Treatment 2 speaks more directly to the repeated choice representation of mixing. Instead of having a slider, participants are shown the two original lotteries and are asked to provide 10 answers. Each answer is a forced choice between 'Lottery A' and 'Lottery B'. Participants are informed that, if they are eligible for bonus payment, the lottery that they answered in one of their ten answers for one random question will be simulated. The mixtures in Part 2 are constructed according to the proportion of the ten 'Lottery A' answers versus 'Lottery B' answers in Part 1.

Finally, Treatment 3 is identical to Treatment 1, except that they are informed at the beginning of Part 2 that the specified or non-specified preferred lotteries will be shown again in Part 2 questions. The exact wording states, ''...in every question, one of the lotteries (either Lottery A or Lottery B) will be a preferred lottery that either you specified in Part 1 or was chosen for you.''

Incentives and Payments

Participants will be provided a participation fee of $6. (This may be subject to change if the pilot results imply a longer completion time). One in five participants will also be selected for bonus payment. If they are selected, a random question will be selected as the bonus question.

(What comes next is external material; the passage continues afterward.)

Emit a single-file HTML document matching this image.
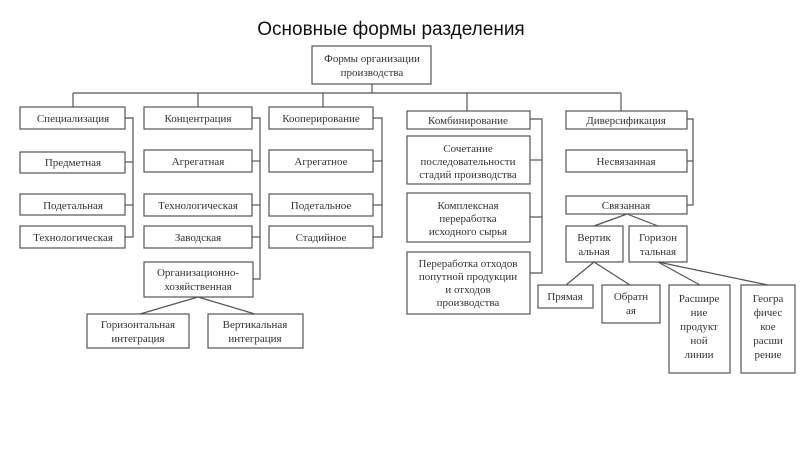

In this question, the participant may or may not have chosen to specify their preferred lottery/lotteries. If they did choose to specify, then for Treatment 1 and 3, the reduced lottery associated with that mixture will be simulated by the computer and a payoff will be provided according to the outcome. In Treatment 2, one of the answers will be drawn at random and the preferred lottery for that answer will be simulated. The bonus payment will then be the simulated outcome of that lottery.

If the participant did not choose their preferred lottery/lotteries, then, in Treatment 1 and 3, the computer resorts to a pre-specified mixture over the two lotteries within the menu. This mixture is generated uniformly at random across the convex combination of the two lotteries. The bonus payment is then equal to the simulated outcome of that lottery. In Treatment 2, a number between 0 and 10 is drawn at random to denote the number of Lottery A choices (10 minus this number is the number of Lottery B choices). These are then shuffled, and the lottery corresponding to the previously designated bonus answer is simulated. This methodology ensures that the payment mechanism when the lotteries are not chosen is equivalent across treatments.

Participants will also have to answer two comprehension questions at the end of each treatment. These are designed to test the participants' understanding of the study. Either of these questions could also be selected as the bonus question. If this is the case, then they receive a fixed bonus of $5 if the question is answered correctly, and $0 otherwise.

Randomization is done by the computer code using oTree software. We randomize over the lotteries within the menus, and the order of menus. We also randomize over the participants that are eligible for bonus payment, which question is chosen for bonus payment, and in treatment 2, which answer is chosen for bonus payment. All of these variables are pre-determined at the beginning of the experimental session. Pre-specified lotteries are also randomly generated as described in the experimental design section.

Individual

No

approximately 300 participants per treatment. 900 participants total.

approximately 300 times 24 answers. Making a total of 7200 observations.

approximately 300 participants for each treatment.

An expected sample size of 300 participants for each treatment will be sufficient to capture most of the effects designed to test the three hypotheses. This sample size allows for a minimum detectable effect (at 5-percent Type I error rate and 20-percent Type II error rate) of 0.426 for Hypothesis 1. For Hypothesis 2, the MDE sizes are 0.415 and 0.487 for tests 1 and 2 respectively. The weaker test for Hypothesis 3 has a MDE size of 0.0438. These values for Hypotheses 1 and 2 are differences in slider values. Divide by 10 to get average change in weights within the interval 0 to 1. Hypothesis 3 refers to changes in proportions, and therefore already sits within the 0 to 1 interval. Means and standard deviations are provided in the supplementary pre-analysis Plan, which is appended to the pre-registration.